The Italian government has given its final seal of approval for a new kind of auto-enrolment that will come into force on 1 July 2026.

The move is intended to boost membership in pension funds and is part of the country’s budget law for next year.

Under the new regime, workers will automatically enrol in an industry-wide pension fund (Fondi Pensione Negoziali), if they don’t explicitly decide how to allocate the severance pay Trattamento di Fine Rapporto (TFR) within 60 days from the start of a new job, so-called silenzio assenso (tacit consent).

Employees already working in a company, and already enrolled in a supplementary pension scheme, must choose a supplementary pension plan to allocate their severance pay, otherwise the tacit consent mechanism will apply.

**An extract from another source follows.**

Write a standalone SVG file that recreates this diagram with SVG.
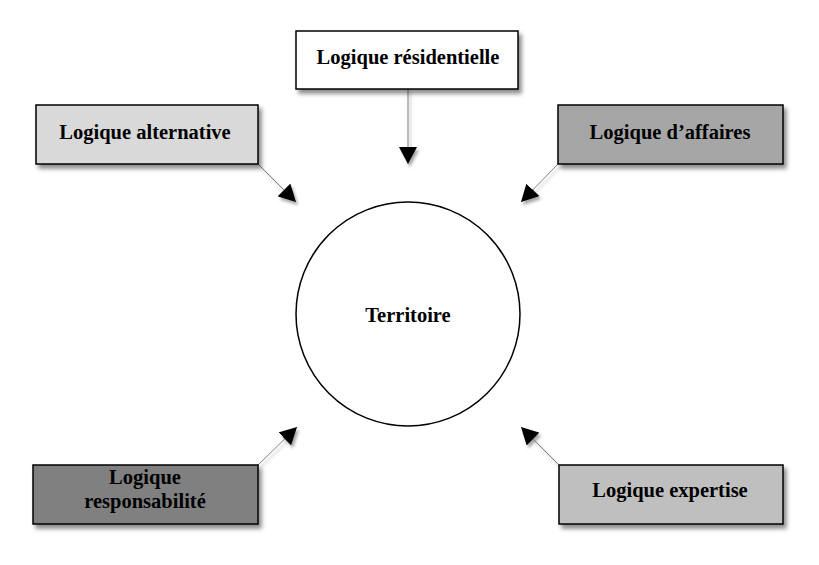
<svg xmlns="http://www.w3.org/2000/svg" width="819" height="565" viewBox="0 0 819 565">
<style>
.box{stroke:#000;stroke-width:1.5;filter:url(#sh)}
.lbl{font-family:"Liberation Serif","Times New Roman",serif;font-weight:bold;font-size:20.5px;text-anchor:middle;fill:#000}
.con{stroke:#808080;stroke-width:1;fill:none;marker-end:url(#ah)}
</style>
<defs>
<filter id="sh" x="-20%" y="-20%" width="140%" height="160%">
<feDropShadow dx="3" dy="4" stdDeviation="2" flood-color="#000" flood-opacity="0.45"/>
</filter>
<filter id="ash" filterUnits="userSpaceOnUse" x="0" y="0" width="819" height="565">
<feDropShadow dx="2" dy="3" stdDeviation="1.5" flood-color="#000" flood-opacity="0.35"/>
</filter>
<marker id="ah" markerUnits="userSpaceOnUse" markerWidth="18" markerHeight="18" refX="17" refY="9" orient="auto" viewBox="0 0 18 18">
<path d="M0,0 L17,9 L0,18 Z" fill="#000"/>
</marker>
</defs>
<g id="connectors" filter="url(#ash)">
<line class="con" x1="408" y1="89" x2="408" y2="164"/>
<line class="con" x1="258" y1="164" x2="296" y2="202"/>
<line class="con" x1="558" y1="164" x2="521" y2="202"/>
<line class="con" x1="258" y1="465" x2="297" y2="427"/>
<line class="con" x1="559" y1="465" x2="521" y2="427"/>
</g>
<g id="territoire">
<circle cx="408" cy="314" r="112" fill="#fff" stroke="#000" stroke-width="1.5"/>
<text class="lbl" x="408" y="322">Territoire</text>
</g>
<g id="residentielle">
<rect class="box" x="296" y="31" width="222" height="58" fill="#fff"/>
<text class="lbl" x="408" y="64">Logique résidentielle</text>
</g>
<g id="alternative">
<rect class="box" x="36" y="105" width="222" height="59" fill="#d9d9d9"/>
<text class="lbl" x="145" y="139">Logique alternative</text>
</g>
<g id="affaires">
<rect class="box" x="558" y="105" width="225" height="59" fill="#a6a6a6"/>
<text class="lbl" x="670" y="139">Logique d’affaires</text>
</g>
<g id="responsabilite">
<rect class="box" x="33" y="465" width="225" height="59" fill="#808080"/>
<text class="lbl" x="145" y="484">Logique</text>
<text class="lbl" x="145" y="508">responsabilité</text>
</g>
<g id="expertise">
<rect class="box" x="559" y="465" width="224" height="59" fill="#bfbfbf"/>
<text class="lbl" x="670" y="497">Logique expertise</text>
</g>
</svg>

Workers can still opt to keep the accrued severance payments in the company, or allocate them to a complementary form of pension including open pension funds (fondi pensione aperti) or private pension plans (PIP).

The tacit consent approved today by Italy’s parliament applies retroactively, with the enrolment in a supplementary pension scheme starting from the date of hiring. The timeframe given to workers to choose how to allocate the severance pay is cut from the the current six months to 60 days.

Additionally, the new budget law extends the effects of the tacit consent mechanism, allowing the payment of contributions to the supplementary pension scheme by the employer and the employee based on collective bargaining agreements, or contracts, including those at company level, signed to establish a supplementary pension scheme, according to a report of the labour committee in the parliament. 

Employees’ participation in supplementary pension schemes in Italy remains low, at 38.3% of the labour force, or 27.6% when excluding members not contributing to their individual accounts, according to a report published by pension regulator Covip.

Of a total €32.70bn severance pay accrued, only €8.16bn flows to complementary pension schemes, while €17.60bn stays in companies and €6.50bn goes to the the treasury fund (Fondo di Tesoreria) of the first-pillar pension authority Istituto Nazionale Previdenza Sociale (INPS), figures in Covip’s report show. 

Italy first introduced auto-enrolment through tacit consent in 2007, a move that led to a 43.2% increase in the number of members in pension funds, from 3.2m to over 4.5m, according to think tank Itinerari Previdenziali.

In the following years, however, the initial boost provided by the introduction of the mechanism faded.

Santo Biondo, confederal secretary of the Italian Labour Union (UIL) told IPE that, like in 2007, an educational campaign on the topic of supplementary pensions is necessary with the introduction of a new kind of tacit consent. 

The auto-enrolment measure approved by the parliament today is “positive but incomplete”, because workers can decide to opt-out without a campaign explaining the financial benefits of occupational pensions, he added. 

Asset management association Assogestioni will “intensity initiatives” to educate young people on long-term investing, said director Fabio Galli.